Bibl.: F. Fasolo, Architetture classiche a mare, I) La villa romana di Sperlonga, detta di Tiberio, in Quaderni dell'Istituto di Storia dell'Architettura, n. 14, 1956; II, Altre antichità del litorale di Sperlonga, ibid., n. 20-21, 1957; H. v. Heintze, Die neuen Funde von Sperlonga, in Gymnasium, LXV, 1958, pp. 481 ss.; M. Cagiano de Azevedo, Sperlonga o della critica d'arte in architettura, in Arch. Class., VIII, 1957, p. 218 ss.; G. Jacopi, I ritrovamenti dell'antro cosiddetto di Tiberio a Sperlonga, in Orme di Roma, IX, Roma 1958; id., Gli autori del Laocoonte e la loro cronologia alla luce delle scoperte dell'antro di Tiberio a Sperlonga, in Arch. Class., 1958, p. 160 ss. Per le segnalazioni e i ritrovamenti remoti cfr. G. Fiorelli, Giovanni Patroni: Sperlonga, in Not. Scavi, 1880, p. 480 s., risp. 1898, p. 493 s.; v. anche C. Picard, Du nouveau sur le groupe du Laocoon, in Revue Arch., 1959, II, pp. 117-119; G. Jacopi, L'antro di Tiberio a Sperlonga, Roma 1963.
(G. Jacopi)
I molti problemi sollevati da queste serie di sculture che decoravano la grotta si stanno ora discutendo ed elaborando da parte della critica archeologica internazionale e i varî aspetti sono stati oggetto di conferenze e di comunicazioni in Roma. Il Krarup ha sottoposto ad un riesame l'iscrizione di Faustino, mettendone in evidenza i precisi riferimenti ai temi dei gruppi statuarî, che sono stati ristudiati dal L'Orange, vagliando anche frammenti dei magazzini. Nel supposto Laocoonte egli, con l'Andreae, vede Polifemo, secondo l'opinione già diffusa fra la maggior parte degli archeologi, che è da ricostruire seduto probabilmente entro una cavità interna della grotta. Contro l'occhio del Ciclope Ulisse ed i compagni, di cui restano varie parti, stavano spingendo il palo acuminato, del quale abbiamo frammenti connessi con una mano. Un altro gruppo doveva raffigurare il ratto del Palladio, e sul basamento centrale del bacino interno è da collocare con certezza il grandioso gruppo della Scilla dalle code serpentine che avvolgevano i naufraghi compagni di Ulisse. La prora di nave viene riferita dal L'Orange all'episodio della morte del timoniere su cui si abbatteva l'albero maestro; la figura del barbato marinaio caduto sull'acrostolio è stata dal Säflund messa invece in rapporto con la Scilla, considerando, contro l'opinione del L'Orange, combaciante con la testa del timoniere la parte di calotta cranica con capelli afferrati da una mano molle, attribuita ad uno dei naufraghi.

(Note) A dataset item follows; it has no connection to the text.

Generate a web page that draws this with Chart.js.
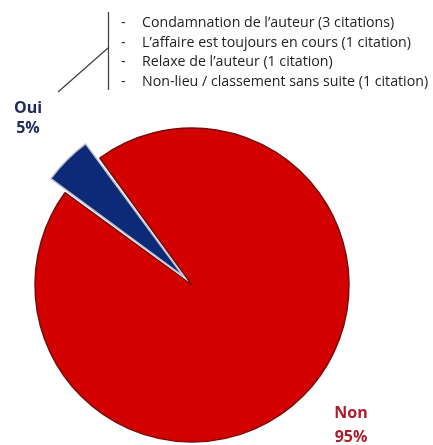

L'Andreae ha risollevato il problema della datazione dei gruppi statuarî, su cui varie sono le ipotesi e le opinioni; si discute infatti se siano originali ellenistici collocati nella grotta in periodo imperiale, oppure creazioni della prima metà del I sec. d. C. fatte intenzionalmente per la decorazione della grotta da scultori greci, oppure se siano di epoche diverse.
Bibl.: B. Andreae, Beobachtungen in Museum von S., in Röm. Mitt., LXXI, 1964, p. 238 ss.; H. P. L'Orange, Osservazioni sui ritrovamenti di S., in Acta Instit. Rom. Norvegiae, II, 1965, p. 261 ss. G. Säflund, Fynden i Tiberiusgrottan, Stoccolma 1966.